While typically, separation of powers principles between the legislature and the executive rest in part on each branch having a concerted interest in keeping its own power, in lame-duck sessions, unfortunately, this breaks down. Executives who are forced out of office have no incentive in lame-duck sessions to protect their office’s power, and the incentives to bow to partisan incentives are too high. As Federalist 51 stated, 

“[T]he great security against a gradual concentration of the several powers in the same department, consists in giving to those who administer each department the necessary constitutional means and personal motives to resist encroachments of the others.”

Thus, the most practical reading of separation of powers principles is that no major legislation which alters the powers between branches should be allowed to be enacted in lame-duck sessions. 

Legislative entrenchment, of course, contravenes checks and balances. Scholars and activists concerned with constitutional rights, thus, may be concerned with separation of powers violations because the judiciary often can protect constitutional rights better than the more majoritarian-focused legislatures. Thus, when there are majoritarian power grabs, political minorities – and, more generally, those without political power who lack equal access to the system – are more likely to be hurt. To make matters worse, as this separation of powers violation occurred in a lame-duck session, those attempting the majoritarian power grab were no longer in the majority at all – they merely attempted to keep power within their party despite losing an election.

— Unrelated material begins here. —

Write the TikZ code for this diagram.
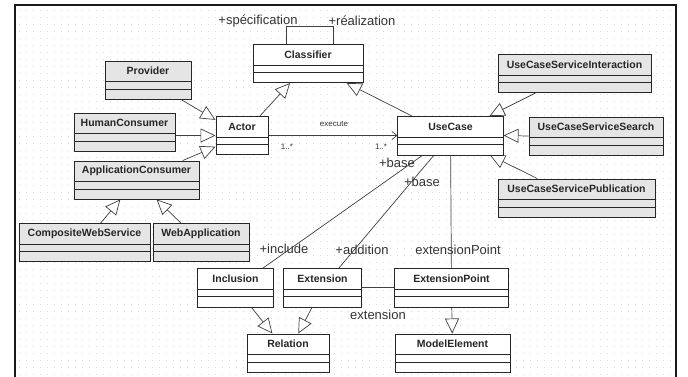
\documentclass[tikz,border=0pt]{standalone}
\usepackage{fontspec}
\setmainfont{Liberation Sans}
\usetikzlibrary{arrows.meta}

% one UML class: optional fill, name, centre, width, title
\newcommand{\umlclass}[5][white]{%
  \node[umlbox, fill=#1, minimum width=#4] (#2) at (#3) {};
  \node[umltitle] (#2-title) at ([yshift=-10.5pt]#2.north) {#5};
  \draw[umlbox] ([yshift=-21pt]#2.north west) -- ([yshift=-21pt]#2.north east);
  \draw[umlbox] ([yshift=-28.5pt]#2.north west) -- ([yshift=-28.5pt]#2.north east);
}

\begin{document}
\begin{tikzpicture}[
            x=1pt, y=-1pt,
            umlbox/.style={draw=black!85, line width=1pt, minimum height=38pt, inner sep=0pt},
            umltitle/.style={font=\fontsize{10.5}{12}\selectfont\bfseries, text=black!85, inner sep=0pt},
            rolelabel/.style={font=\fontsize{13}{15}\selectfont, text=black!80, inner sep=0pt},
            smalllabel/.style={font=\fontsize{8}{10}\selectfont, text=black!80, inner sep=0pt},
            assoc/.style={draw=black!75, line width=0.7pt},
            generalize/.style={assoc, -{Triangle[open, length=15pt, width=14pt, fill=white]}},
            navigate/.style={assoc, -{Straight Barb[length=5pt, width=8pt]}},
            griddot/.style={draw=black!15, line width=1pt, dash pattern=on 1pt off 6pt}
            ]
  \useasboundingbox (0,0) rectangle (688,376);
  \clip (0,0) rectangle (688,376);
  \fill[white] (0,0) rectangle (688,376);
  % background grid
  \foreach \gy in {10,17,...,374}
    \draw[griddot] (18.5,\gy) -- (676,\gy);
  \draw[black!90, line width=1.3pt] (15,390) -- (15,5) -- (676,5) -- (676,390);

  % classes
  \umlclass{Classifier}{308,63.5}{110pt}{Classifier}
  \umlclass[black!10]{Provider}{148,80}{86pt}{Provider}
  \umlclass[black!10]{HumanConsumer}{124.5,132}{101pt}{HumanConsumer}
  \umlclass{Actor}{242,135.5}{52pt}{Actor}
  \umlclass[black!10]{ApplicationConsumer}{136.5,180}{125pt}{ApplicationConsumer}
  \umlclass[black!10]{CompositeWebService}{84.5,242.5}{131pt}{CompositeWebService}
  \umlclass[black!10]{WebApplication}{201,242.5}{96pt}{WebApplication}
  \umlclass{UseCase}{450.5,135.5}{105pt}{UseCase}
  \umlclass[black!10]{UCSInteraction}{574.5,73.5}{153pt}{UseCaseServiceInteraction}
  \umlclass[black!10]{UCSSearch}{596,136}{134pt}{UseCaseServiceSearch}
  \umlclass[black!10]{UCSPublication}{576.5,198}{157pt}{UseCaseServicePublication}
  \umlclass{Inclusion}{235.5,287.5}{75pt}{Inclusion}
  \umlclass{Extension}{322.5,287.5}{77pt}{Extension}
  \umlclass{ExtensionPoint}{451.5,287.5}{113pt}{ExtensionPoint}
  \umlclass{Relation}{288,353}{82pt}{Relation}
  \umlclass{ModelElement}{452.5,353}{115pt}{ModelElement}

  % generalizations
  \draw[generalize] (Provider) -- (Actor);
  \draw[generalize] (HumanConsumer.east |- Actor.west) -- (Actor.west);
  \draw[generalize] (ApplicationConsumer) -- (Actor);
  \draw[generalize] (Actor) -- (Classifier);
  \draw[generalize] (UseCase) -- (Classifier);
  \draw[generalize] (UCSInteraction) -- (UseCase);
  \draw[generalize] (UCSSearch.west) -- (UseCase.east);
  \draw[generalize] (UCSPublication) -- (UseCase);
  \draw[generalize] (CompositeWebService) -- (ApplicationConsumer);
  \draw[generalize] (WebApplication) -- (ApplicationConsumer);
  \draw[generalize] (Inclusion) -- (Relation);
  \draw[generalize] (Extension) -- (Relation);
  \draw[generalize] (ExtensionPoint) -- (ModelElement);

  % associations
  \draw[navigate] (Actor.east) -- (UseCase.west);
  \draw[assoc] ([xshift=-22pt]Classifier.north) |- ([xshift=25pt,yshift=18pt]Classifier.north)
      -- ([xshift=25pt]Classifier.north);
  \draw[assoc] (UseCase) -- (Inclusion);
  \draw[assoc] (UseCase) -- (Extension);
  \draw[assoc] (UseCase) -- (ExtensionPoint);
  \draw[assoc] (Extension.east) -- (ExtensionPoint.west);
  % redraw boxes hit by the lines
  \foreach \cls in {UseCase,Inclusion,Extension,ExtensionPoint}
    \fill[white] ([shift={(0.5pt,-0.5pt)}]\cls.north west) rectangle ([shift={(-0.5pt,0.5pt)}]\cls.south east);
  \foreach \cls/\txt in {UseCase/UseCase,Inclusion/Inclusion,Extension/Extension,ExtensionPoint/ExtensionPoint} {
    \draw[umlbox] (\cls.north west) rectangle (\cls.south east);
    \node[umltitle] at ([yshift=-10.5pt]\cls.north) {\txt};
    \draw[umlbox] ([yshift=-21pt]\cls.north west) -- ([yshift=-21pt]\cls.north east);
    \draw[umlbox] ([yshift=-28.5pt]\cls.north west) -- ([yshift=-28.5pt]\cls.north east);
  }

  % role and multiplicity labels
  \node[rolelabel] (specLabel) at (258,21) {+spécification};
  \node[rolelabel] (realLabel) at (362,21) {+réalization};
  \node[smalllabel] (executeLabel) at (334,124) {execute};
  \node[smalllabel] (actorMult) at (287,147) {1..*};
  \node[smalllabel] (useCaseMult) at (381,147) {1..*};
  \node[rolelabel] (baseInclude) at (397,163) {+base};
  \node[rolelabel] (baseExtend) at (422,182) {+base};
  \node[rolelabel] (includeLabel) at (284,249) {+include};
  \node[rolelabel] (additionLabel) at (362,250) {+addition};
  \node[rolelabel] (pointLabel) at (458,250) {extensionPoint};
  \node[rolelabel] (extensionLabel) at (378,315) {extension};
\end{tikzpicture}
\end{document}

The results of the North Carolina effort were disastrous. As Vox has reported, the reasoning for these changes “all goes back to gerrymandering.” The goal behind the change was to dilute the governor’s power in a redistricting period. The prior Congressional map had been struck down as an unconstitutional racial gerrymander by the Supreme Court in Cooper v. Harris, 137 S. Ct. 1455 (2017). The new maps were, similarly, drawn with malicious intent, but the Republican legislature explicitly claimed their intent was merely partisan, and not racial. Thus, the power grab helped entrench an unchecked political minority in a legislative body. While the maps were ultimately struck down by a state court in Common Cause v. Lewis, the Governor’s limited staff were forced to spend much of their time on a multitude of lawsuits, and due to the increase in power, the legislature was able to propose various additional state constitutional changes, including voter ID provisions.

Now that the dust has settled in North Carolina, it is clear that separation of powers principles were not respected. As other state legislatures have followed suit, with similar measures passed in Michigan and Wisconsin after the 2018 elections, courts must recognize the inherent incentive problems that lame-duck measures on separation of powers present. This will not only limit the ability of advocates to hold legislators accountable but also practically allows for gerrymandering to continue. And, as US Rep. Gwen Moore of Wisconsin made clear, “[t]he [b]urdens of [g]errymandering [a]re [b]ourne by [c]ommunities of [c]olor.” Power grabs are not a mere partisan issue, but a fundamental justice issue, as well.